Hi,
I have an organisation chart modelled as a hierarchy in Neo, and I'm trying to find an efficient way of answering, "who reports to a given individual?"
Here are the rules:
- All Departments apart from the root are PART_OF exactly one parent Department
- People WORK_IN Departments; some people WORK_IN a Department as head
Here's an example:
People report to the next-highest head of a Department:
- Erin straightforwardly reports to Alice
- Bob also reports to Alice, because 'Widgets', the parent of Bob's Department, doesn't have a head, so he skips that one and reports to the head of parent of the 'Widgets' Department.
Here's the Cypher to create the above structure.
CREATE (ceo:Department {name: 'CEO'})
CREATE (w:Department {name: 'Widgets'})-[:PART_OF]->(ceo)
CREATE (sw:Department {name: 'Software Widgets'})-[:PART_OF]->(w)
CREATE (hw:Department {name: 'Hardware Widgets'})-[:PART_OF]->(w)
CREATE (rprs:Department {name: 'Rocket-Powered Roller Skates'})-[:PART_OF]->(hw)
CREATE (jpps:Department {name: 'Jet-Powered Pogo Sticks'})-[:PART_OF]->(hw)
CREATE (s:Department {name: 'Sales'})-[:PART_OF]->(ceo)
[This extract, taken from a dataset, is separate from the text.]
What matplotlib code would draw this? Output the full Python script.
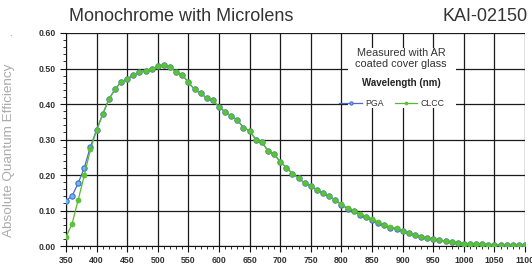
import matplotlib
matplotlib.use("Agg")
import matplotlib.pyplot as plt
from matplotlib.patches import Rectangle
from matplotlib.ticker import MultipleLocator, FormatStrFormatter

plt.rcParams["font.family"] = ["Liberation Sans", "DejaVu Sans"]

# wavelength in nm, one point every 10 nm
wavelength = list(range(350, 1110, 10))

pga = [0.128, 0.141, 0.177, 0.221, 0.280, 0.327, 0.371, 0.413, 0.441, 0.462,
       0.471, 0.481, 0.490, 0.494, 0.499, 0.506, 0.509, 0.504, 0.490, 0.482,
       0.461, 0.441, 0.430, 0.417, 0.410, 0.392, 0.378, 0.366, 0.355, 0.333,
       0.325, 0.300, 0.293, 0.268, 0.259, 0.237, 0.221, 0.204, 0.192, 0.177,
       0.169, 0.158, 0.148, 0.140, 0.129, 0.116, 0.105, 0.098, 0.088, 0.081,
       0.073, 0.065, 0.058, 0.052, 0.049, 0.042, 0.036, 0.031, 0.026, 0.023,
       0.019, 0.016, 0.013, 0.011, 0.009, 0.007, 0.006, 0.005, 0.005, 0.004,
       0.003, 0.003, 0.002, 0.002, 0.002, 0.002]

clcc = [0.025, 0.063, 0.130, 0.200, 0.272, 0.327, 0.371, 0.413, 0.441, 0.462,
        0.471, 0.481, 0.490, 0.494, 0.499, 0.506, 0.509, 0.504, 0.490, 0.482,
        0.461, 0.441, 0.430, 0.417, 0.410, 0.392, 0.378, 0.366, 0.355, 0.333,
        0.325, 0.300, 0.293, 0.268, 0.259, 0.237, 0.221, 0.204, 0.192, 0.177,
        0.169, 0.158, 0.148, 0.140, 0.129, 0.118, 0.107, 0.100, 0.090, 0.083,
        0.075, 0.067, 0.059, 0.053, 0.050, 0.043, 0.036, 0.031, 0.026, 0.023,
        0.019, 0.016, 0.013, 0.011, 0.009, 0.007, 0.006, 0.005, 0.005, 0.004,
        0.003, 0.003, 0.002, 0.002, 0.002, 0.002]

fig = plt.figure(figsize=(5.32, 2.64), dpi=100)
ax = fig.add_axes([0.124, 0.068, 0.863, 0.807])

ax.plot(wavelength, pga, color="#4a68cc", lw=0.9, marker="o", ms=3.8,
        mfc="#62c0e6", mec="#4a68cc", mew=0.8, label="PGA", zorder=3)
ax.plot(wavelength, clcc, color="#52bd2e", lw=0.9, marker="o", ms=3.6,
        mfc="#5cc23a", mec="#52bd2e", mew=0.5, label="CLCC", zorder=4)

ax.set_xlim(350, 1100)
ax.set_ylim(0, 0.6)
ax.xaxis.set_major_locator(MultipleLocator(50))
ax.xaxis.set_minor_locator(MultipleLocator(10))
ax.yaxis.set_major_locator(MultipleLocator(0.1))
ax.yaxis.set_minor_locator(MultipleLocator(0.02))
ax.yaxis.set_major_formatter(FormatStrFormatter("%.2f"))

ax.set_axisbelow(True)
ax.grid(True, which="major", color="#1a1a1a", lw=0.9)
for side in ["top", "right"]:
    ax.spines[side].set_visible(False)
ax.spines["left"].set_color("#111111")
ax.spines["bottom"].set_color("#111111")

ax.tick_params(which="major", length=4, width=0.8, color="#111111",
               labelsize=6.3, labelcolor="#333333", pad=3)
ax.tick_params(which="minor", length=2, width=0.6, color="#111111")
for lbl in ax.get_xticklabels() + ax.get_yticklabels():
    lbl.set_fontweight("bold")

ax.set_ylabel("Absolute Quantum Efficiency", fontsize=9.7, color="#ababab")
ax.yaxis.set_label_coords(-0.111, 0.45)

# white panel behind the notes and legend
ax.add_patch(Rectangle((0.614, 0.648), 0.236, 0.282, transform=ax.transAxes,
                       facecolor="white", edgecolor="none", zorder=1))
ax.text(0.73, 0.905, "Measured with AR", transform=ax.transAxes,
        ha="center", va="center", fontsize=7.8, color="#333333", zorder=6)
ax.text(0.73, 0.855, "coated cover glass", transform=ax.transAxes,
        ha="center", va="center", fontsize=7.8, color="#333333", zorder=6)
ax.text(0.73, 0.764, "Wavelength (nm)", transform=ax.transAxes,
        ha="center", va="center", fontsize=7, fontweight="bold",
        color="#222222", zorder=6)
leg = ax.legend(loc="center", bbox_to_anchor=(0.71, 0.671), ncol=2,
                frameon=False, fontsize=6.3, handlelength=2.6,
                handletextpad=0.4, columnspacing=1.2, markerscale=0.6)
leg.set_zorder(6)
for t in leg.get_texts():
    t.set_color("#333333")

fig.text(0.13, 0.9375, "Monochrome with Microlens", fontsize=13,
         color="#333333", ha="left", va="center")
fig.text(0.992, 0.9375, "KAI-02150", fontsize=13, color="#333333",
         ha="right", va="center")
fig.text(0.019, 0.865, ".", fontsize=7, color="#888888", ha="center")

fig.savefig("out.png", dpi=100)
CREATE (:Person {name: 'Alice'})-[:WORKS_IN {head: true}]->(ceo)
CREATE (:Person {name: 'Bob'})-[:WORKS_IN {head: true}]->(sw)
CREATE (:Person {name: 'Charlie'})-[:WORKS_IN {head: true}]->(hw)
CREATE (:Person {name: 'Dave'})-[:WORKS_IN]->(hw)
CREATE (:Person {name: 'Erin'})-[:WORKS_IN]->(s)
I found it's possible given a Department to identify all descendent Departments up to the first with a head using the following Cypher:
MATCH (root:Department {name: 'CEO'})<-[:PART_OF*]-(d)
WHERE NOT EXISTS {
(root)-[:PART_OF*]-(intermediate)-[:PART_OF*]-(d), (intermediate)-[:WORKS_IN {head: true}]-()
}
RETURN root, d
This is more or less saying "find all the descendant Departments of root except those that can only be reached by passing through another Department that has a head."
I was pretty pleased with this, until I tried it on a large data set. It turns out that starting out from a root with a few hundred descendants, it's fairly slow, and when you get into the thousands, it's unusable.
It appears there are two things that are bad about my query: the MATCH generates all paths to all reachable dependants, and then the WHERE NOT EXISTS clause has work to do on each path that grows (to the square?) with the length of path in question.
I suspect there's a better way of writing this query - the MATCH really doesn't need to generate all those paths, because it can stop descending the hierarchy whenever it encounters a Department with a head, however, I don't know how to express that in Cypher. Perhaps there's a different way of approaching it entirely I haven't considered?
Can anyone help me with how to go about this?